Importantly, Yosef doesn’t just tell Paro what his dreams predict: He proposes a solution. And the solution, significantly, does not assume deliverance: Gd may have enabled Yosef to know what was coming, but Yosef suggests what to do about it.  The text attributes the idea for action to Yosef — not Gd. לֵאלֹהִים פִּתְרֹנִים, “interpretations belong to Gd,” Yosef says — but the story shows that action belongs to human beings.

I imagine that the prospect of famine, of the potential starvation of the people of Egypt, was quite frightening. Knowing the threat is coming doesn’t blunt fear. The famine looms, but Yosef isn’t cowered by it. He doesn’t accept it. He sees a different world, and he works to bring it into being.

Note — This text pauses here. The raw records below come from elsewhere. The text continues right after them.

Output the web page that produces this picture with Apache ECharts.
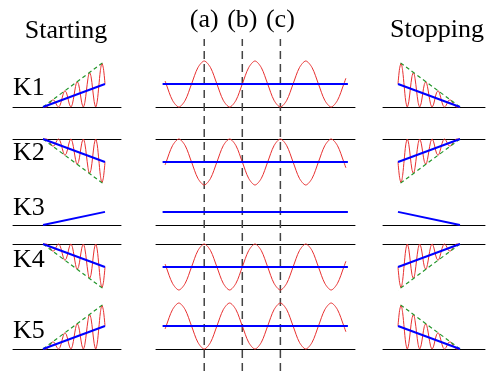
<!DOCTYPE html>
<html><head><meta charset="utf-8">
<script src="https://cdn.jsdelivr.net/npm/echarts@6/dist/echarts.min.js"></script>
<style>html,body{margin:0;padding:0;background:#fff}#c{width:486px;height:371px}</style>
</head><body><div id="c"></div>
<script>
// ---------- data ----------
const rowLabels = ['K1', 'K2', 'K3', 'K4', 'K5'];
const columnTitles = ['Starting', 'Stopping'];
const markLabels = ['(a)', '(b)', '(c)'];
const markTimes = [0.5, 1.25, 2.0];          // time (periods) of the dashed markers

// start / stop ramp waveform: time (ramp units) and distance from base line (amplitude units)
const rampTimes = [0,0.125,0.25,0.375,0.5,0.625,0.75,0.875,1,1.125,1.25,1.375,1.5,1.625,1.75,1.875,2,2.125,2.25,2.375,2.5,2.625,2.75,2.875,3,3.125,3.25,3.375,3.5,3.625,3.75,3.875,4,4.125,4.25,4.375,4.5,4.625,4.75,4.875,5];
const rampValues = [0,0.007,0,0.022,0.1,0.213,0.3,0.299,0.2,0.066,0,0.081,0.3,0.555,0.7,0.64,0.4,0.125,0,0.139,0.5,0.896,1.1,0.982,0.6,0.183,0,0.198,0.7,1.238,1.5,1.323,0.8,0.242,0,0.256,0.9,1.579,1.9,1.664,1.0];
const rampCenter = [[0, 0], [5, 1]];
const rampEnvelope = [[0, 0], [5, 2]];
const k3Ramp = [[0, 0], [5, 0.57]];

// steady-state waveform: time (periods) and distance from base line
const steadyTimes = [-0.27,-0.25,-0.125,0,0.125,0.25,0.375,0.5,0.625,0.75,0.875,1,1.125,1.25,1.375,1.5,1.625,1.75,1.875,2,2.125,2.25,2.375,2.5,2.625,2.75,2.875,3,3.125,3.25,3.29];
const steadyA = [1.13,1,0.29,0,0.29,1,1.71,2,1.71,1,0.29,0,0.29,1,1.71,2,1.71,1,0.29,0,0.29,1,1.71,2,1.71,1,0.29,0,0.29,1,1.25];
const steadyB = [0.87,1,1.71,2,1.71,1,0.29,0,0.29,1,1.71,2,1.71,1,0.29,0,0.29,1,1.71,2,1.71,1,0.29,0,0.29,1,1.71,2,1.71,1,0.75];
const steadyCenter = [[-0.32, 1], [3.33, 1]];
const k3Steady = [[-0.32, 0.57], [3.33, 0.57]];

// ---------- build ----------
const zip = (xs, ys) => xs.map((x, i) => [x, ys[i]]);
const rampWave = zip(rampTimes, rampValues);
const waveA = zip(steadyTimes, steadyA);
const waveB = zip(steadyTimes, steadyB);
const steadyRows = [waveA, waveA, null, waveB, waveB];

const FONT = 'Liberation Serif';
const RED = '#e83030', BLUE = '#0000ff', GREEN = '#23962a';
const rowFlip = [false, true, false, true, false];
const rowTop = [61, 139, 179, 244, 303];
const rowH = 46;
const cols = [
  { left: 13, width: 108, min: -2.42, max: 6.29, inverse: false, kind: 'ramp' },
  { left: 156, width: 199, min: -0.45, max: 3.47, inverse: false, kind: 'steady' },
  { left: 383, width: 102, min: -2.02, max: 6.21, inverse: true, kind: 'ramp' }
];

const grid = [], xAxis = [], yAxis = [], series = [];
function line(g, data, color, width, type, z) {
  series.push({ type: 'line', xAxisIndex: g, yAxisIndex: g, data: data, showSymbol: false,
    symbol: 'none', clip: false, silent: true, z: z,
    smooth: 0.3, lineStyle: { color: color, width: width, type: type || 'solid' } });
}
rowLabels.forEach((lab, r) => {
  cols.forEach((c) => {
    const g = grid.length;
    grid.push({ left: c.left, width: c.width, top: rowTop[r], height: rowH, containLabel: false });
    xAxis.push({ gridIndex: g, type: 'value', min: c.min, max: c.max, inverse: c.inverse,
      position: rowFlip[r] ? 'top' : 'bottom',
      axisLine: { show: true, onZero: false, lineStyle: { color: '#000', width: 1 } },
      axisTick: { show: false }, axisLabel: { show: false }, splitLine: { show: false } });
    yAxis.push({ gridIndex: g, type: 'value', min: 0, max: 2, inverse: rowFlip[r], show: false });
    if (c.kind === 'ramp') {
      if (r === 2) {
        line(g, k3Ramp, BLUE, 2, 'solid', 4);
      } else {
        line(g, rampWave, RED, 1, 'solid', 2);
        line(g, rampEnvelope, GREEN, 1.2, [4, 3], 3);
        line(g, rampCenter, BLUE, 2, 'solid', 4);
      }
    } else {
      if (r === 2) {
        line(g, k3Steady, BLUE, 2, 'solid', 4);
      } else {
        line(g, steadyRows[r], RED, 1, 'solid', 2);
        line(g, steadyCenter, BLUE, 2, 'solid', 4);
      }
    }
  });
});

// dashed marker grid
const dg = grid.length;
grid.push({ left: 156, width: 199, top: 39, bottom: 0 });
xAxis.push({ gridIndex: dg, type: 'value', min: -0.45, max: 3.47, position: 'top',
  axisLine: { show: false }, axisTick: { show: false }, splitLine: { show: false },
  axisLabel: { show: true, customValues: markTimes, margin: 6,
    formatter: (v) => { const i = markTimes.findIndex(m => Math.abs(m - v) < 1e-6); return i >= 0 ? markLabels[i] : ''; },
    fontFamily: FONT, fontSize: 26, color: '#000' } });
yAxis.push({ gridIndex: dg, type: 'value', min: 0, max: 1, show: false });
markTimes.forEach((t) => {
  series.push({ type: 'line', xAxisIndex: dg, yAxisIndex: dg, data: [[t, 0], [t, 1]],
    showSymbol: false, symbol: 'none', clip: false, silent: true, z: 1,
    lineStyle: { color: '#444', width: 1.5, type: [8, 5] } });
});

const textEl = (s, x, y, align) => ({ type: 'text', x: x, y: y,
  style: { text: s, fill: '#000', fontFamily: FONT, fontSize: 26, align: align, verticalAlign: 'middle' } });
const graphic = [
  textEl(columnTitles[0], 66, 31, 'center'),
  textEl(columnTitles[1], 437, 30, 'center')
];
const labelY = [88, 153.5, 208, 260.5, 331.5];
rowLabels.forEach((lab, r) => graphic.push(textEl(lab, 13, labelY[r], 'left')));

const chart = echarts.init(document.getElementById('c'), null, { renderer: 'canvas', width: 486, height: 371 });
chart.setOption({ animation: false, backgroundColor: '#fff', grid, xAxis, yAxis, series, graphic });
</script></body></html>
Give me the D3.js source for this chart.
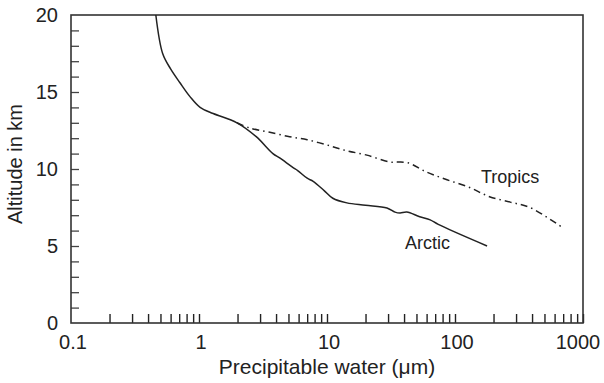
<!DOCTYPE html>
<html>
<head>
<meta charset="utf-8">
<script src="https://cdn.jsdelivr.net/npm/d3@7"></script>
<style>
  body { margin: 0; background: #fff; }
  text { font-family: "Liberation Sans", Arial, sans-serif; fill: #222; }
</style>
</head>
<body>
<div id="chart"></div>
<script>
// precipitable water (um) vs altitude (km)
const arcticWater = [0.46, 0.52, 0.6, 0.71, 0.85, 1.02, 1.29, 1.98, 2.8, 3.78, 4.3, 5.4, 5.9, 7.0, 7.8, 9.5, 11.1, 14.3, 20, 29.4, 34, 37.2, 42, 53, 64, 74, 178];
const arcticAlt   = [20, 17.5, 16.5, 15.6, 14.7, 14.0, 13.6, 13.0, 12.1, 11.0, 10.7, 10.1, 9.9, 9.4, 9.2, 8.6, 8.1, 7.8, 7.65, 7.47, 7.2, 7.14, 7.2, 6.9, 6.7, 6.4, 5.0];

const tropicsWater = [1.98, 2.5, 3.5, 5.1, 7.0, 10, 14, 20.5, 31, 35, 43, 60, 86.6, 130, 186, 270, 385, 692];
const tropicsAlt   = [13.0, 12.66, 12.4, 12.1, 11.9, 11.56, 11.2, 10.9, 10.45, 10.45, 10.4, 9.8, 9.3, 8.8, 8.2, 7.85, 7.5, 6.2];

const xTickLabels = [0.1, 1, 10, 100, 1000];
const yTickLabels = [0, 5, 10, 15, 20];

const width = 604, height = 383;
const margin = { top: 15, right: 21, bottom: 60, left: 71 };

const svg = d3.select('#chart').append('svg')
  .attr('width', width)
  .attr('height', height);

const x = d3.scaleLog().domain([0.1, 1000]).range([margin.left, width - margin.right]);
const y = d3.scaleLinear().domain([0, 20]).range([height - margin.bottom, margin.top]);

// minor ticks 2..9 in each decade plus decade ticks, pointing inward
const xMinor = [];
[0.1, 1, 10, 100].forEach(d => { for (let k = 2; k <= 10; k++) xMinor.push(d * k); });
const yMinor = d3.range(1, 20);

svg.append('g')
  .attr('transform', `translate(0,${y(0)})`)
  .call(d3.axisTop(x).tickValues(xMinor).tickSize(9).tickFormat(''))
  .call(g => g.select('.domain').remove())
  .call(g => g.selectAll('line').attr('stroke', '#222').attr('stroke-width', 1.4));

svg.append('g')
  .attr('transform', `translate(${x(0.1)},0)`)
  .call(d3.axisRight(y).tickValues(yMinor).tickSize(8).tickFormat(''))
  .call(g => g.select('.domain').remove())
  .call(g => g.selectAll('line').attr('stroke', '#444').attr('stroke-width', 1.3));

// tick labels
svg.append('g').selectAll('text')
  .data(xTickLabels)
  .enter().append('text')
  .attr('x', d => x(d) + (d === 1000 ? -5 : 2))
  .attr('y', y(0) + 26)
  .attr('text-anchor', 'middle')
  .style('font-size', '20px')
  .text(d => d);

svg.append('g').selectAll('text')
  .data(yTickLabels)
  .enter().append('text')
  .attr('x', x(0.1) - 13)
  .attr('y', d => y(d) + 7)
  .attr('text-anchor', 'end')
  .style('font-size', '20px')
  .text(d => d);

// frame
svg.append('rect')
  .attr('x', x(0.1))
  .attr('y', y(20))
  .attr('width', x(1000) - x(0.1))
  .attr('height', y(0) - y(20))
  .attr('fill', 'none')
  .attr('stroke', '#333')
  .attr('stroke-width', 1.6);

const line = d3.line()
  .x(d => x(d[0]))
  .y(d => y(d[1]))
  .curve(d3.curveCatmullRom);

svg.append('path')
  .datum(d3.zip(arcticWater, arcticAlt))
  .attr('d', line)
  .attr('fill', 'none')
  .attr('stroke', '#222')
  .attr('stroke-width', 1.5);

svg.append('path')
  .datum(d3.zip(tropicsWater, tropicsAlt))
  .attr('d', line)
  .attr('fill', 'none')
  .attr('stroke', '#222')
  .attr('stroke-width', 1.5)
  .attr('stroke-dasharray', '7,4,1.5,4');

// series labels
svg.append('text')
  .attr('x', 481).attr('y', 183)
  .style('font-size', '18px')
  .text('Tropics');

svg.append('text')
  .attr('x', 405).attr('y', 249)
  .style('font-size', '18px')
  .text('Arctic');

// axis titles
svg.append('text')
  .attr('x', (x(0.1) + x(1000)) / 2)
  .attr('y', 374)
  .attr('text-anchor', 'middle')
  .style('font-size', '21px')
  .text('Precipitable water (μm)');

svg.append('text')
  .attr('transform', `translate(22,${(y(0) + y(20)) / 2 - 5}) rotate(-90)`)
  .attr('text-anchor', 'middle')
  .style('font-size', '20px')
  .text('Altitude in km');
</script>
</body>
</html>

Like Archer’s fires, and Buffy’s monsters, and Joseph’s famine, there are and will continue be destructive forces in the world. We create them in these fictional forms to manage our fear. We can also do it in this world. We can and we must end gun violence. Let’s change this era of daily gun deaths so radically as to make it seem like it was an alternate universe. I want our moral imagination in this area to be as vibrant as our creative imagination.

Like the Maccabees of old, who defied the culture of their time that said that destiny could not be changed and instead, jumped in to write a new story, my hope for us is that we dare to dream of a different world — and then work together to bring it about. It’s not a superhero or a soothsayer — we are the ones we’ve been waiting for.